Precaching with Workbox

One feature of service workers is the ability to save files to the cache when the service worker is installing. This is referred to as "precaching". Precaching makes it possible to serve cached files to the browser without going to the network. Use precaching for critical assets that your site needs even when offline: main page, styles, fallback image and essential scripts.

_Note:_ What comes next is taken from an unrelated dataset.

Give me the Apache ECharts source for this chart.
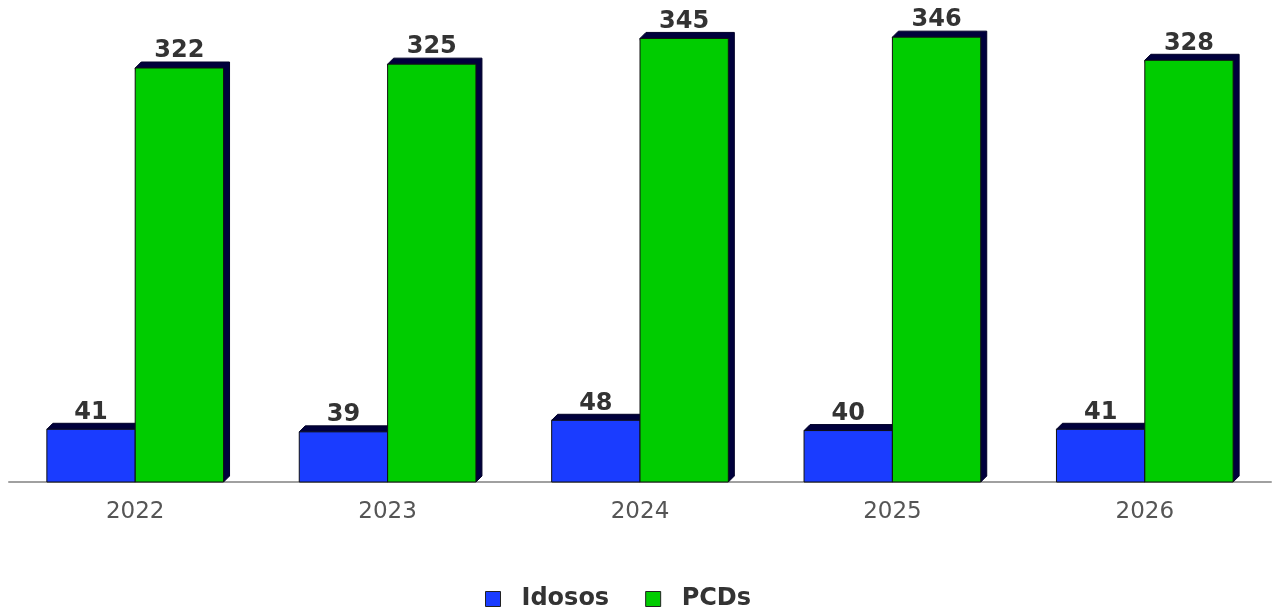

Using Workbox for precaching is optional. You can write your own code to precache critical assets when the service worker is installing. The primary benefit of using Workbox is its out-of-the-box version control. You'll run into a lot less trouble updating precached assets using Workbox than if you had to manage the versioning and updating of these files on your own.

Precache manifests

Precaching is driven by a list of URLs and associated versioning information for each URL. Taken together, this information is known as a precache manifest. The manifest is the "source of truth" for the state of everything meant to be in the precache for a given version of a web app. A precache manifest, in the format used by Workbox, looks something like:

[{
  url: 'app.abcd1234.js'
}, {
  url: 'offline.svg',
  revision: '7836745f'
}, {
  url: 'index.html',
  revision: '518747aa'
}]

When the service worker is installed, three cache entries are created in the Cache Storage, for each of the three listed URLs. The first asset has versioning information already included in its URL (app is the actual file name, and .abcd1234 contains the versioning information, right before the file extension .js). Workbox's build tools can detect this and exclude a revision field. The other two assets do not include any versioning info in their URLs, so Workbox's build tools create a separate revision field, containing a hash of the local file's contents.

Serving precached resources

Adding assets to the cache is just one part of the precaching story—once the assets are cached, they need to respond to outgoing requests. That requires a fetch event listener in your service worker that can check which URLs have been precached, and return those cached responses reliably, bypassing the network in the process. Since the service worker checks the cache for responses (and uses those before the network), this is called a cache-first strategy.

Efficient updates

A precache manifest provides an exact representation of the expected cache state; if a URL/revision combination in the manifest changes, a service worker knows that the previous cached entry is no longer valid, and needs to be updated. It only takes a single network request, made automatically by the browser as part of the service worker update check, to determine which precached URLs need to be refreshed.

Updates to precached resources

As you release new versions of your web app over time, you need to keep previously precached URLs up to date, precache new assets, and delete outdated entries. As long as you continue generating a full precache manifest each time you rebuild your site, that manifest serves as the "source of truth" for your precache state at any point in time.

If there's an existing URL with a new revision field, or if any URLs have been added or dropped from the manifest, that's a sign to your service worker that updates need to be performed, as part of the install and activate event handlers. For instance, if you've made some changes to your site and rebuilt, your latest precache manifest might have undergone the following changes:

[{
  url: 'app.ffaa4455.js'
}, {
  url: 'offline.svg',
  revision: '7836745f'
}, {
  url: 'index.html',
  revision: '518747aa'
}]

Each of these changes tells your service worker that new requests need to be made to update previously cached entries ('offline.svg' and 'index.html') and cache new URLs ('app.ffaa4455.js'), as well as deletions to clean up URLs that are no longer used ('app.abcd1234.js').

True "app store" install experience

Another benefit of precaching is that you can give your users an experience that would otherwise be difficult to achieve outside of an "app store" installation. Once a user visits any page on your web app for the first time, you can potentially precache all of the URLs needed to display any of your web app's views ahead of time, without having to wait until they visit each individual view.

When a user installs an app, they expect every part to display quickly, not just the views that they've gone to in the past. Precaching brings that same experience to web apps.

Which of your assets should be precached?

Refer back to the Identify what's being loaded guide to get a good picture of which URLs make the most sense to precache. The general rule is to precache any HTML, JavaScript, or CSS that's loaded early on and is crucial to displaying the basic structure of a given page.

It's preferable to avoid precaching media or other assets that are loaded later (unless crucial for your web app's functionality). Instead, use a runtime caching strategy to ensure these assets are cached-as-you-go.

Always keep in mind that precaching involves using network bandwidth and storage on a user's device (just like installing an app from an app store does). It's up to you as the developer to precache judiciously, and avoid a bloated precache manifest.

Workbox's build tools help by telling you the number of items in the precache manifest as well as the total size of the precache payload.

Repeat visitors to your web app benefit in the long run from the upfront cost of precaching, since the ability it offers to avoid the network quickly pays for itself in saved bandwidth over time.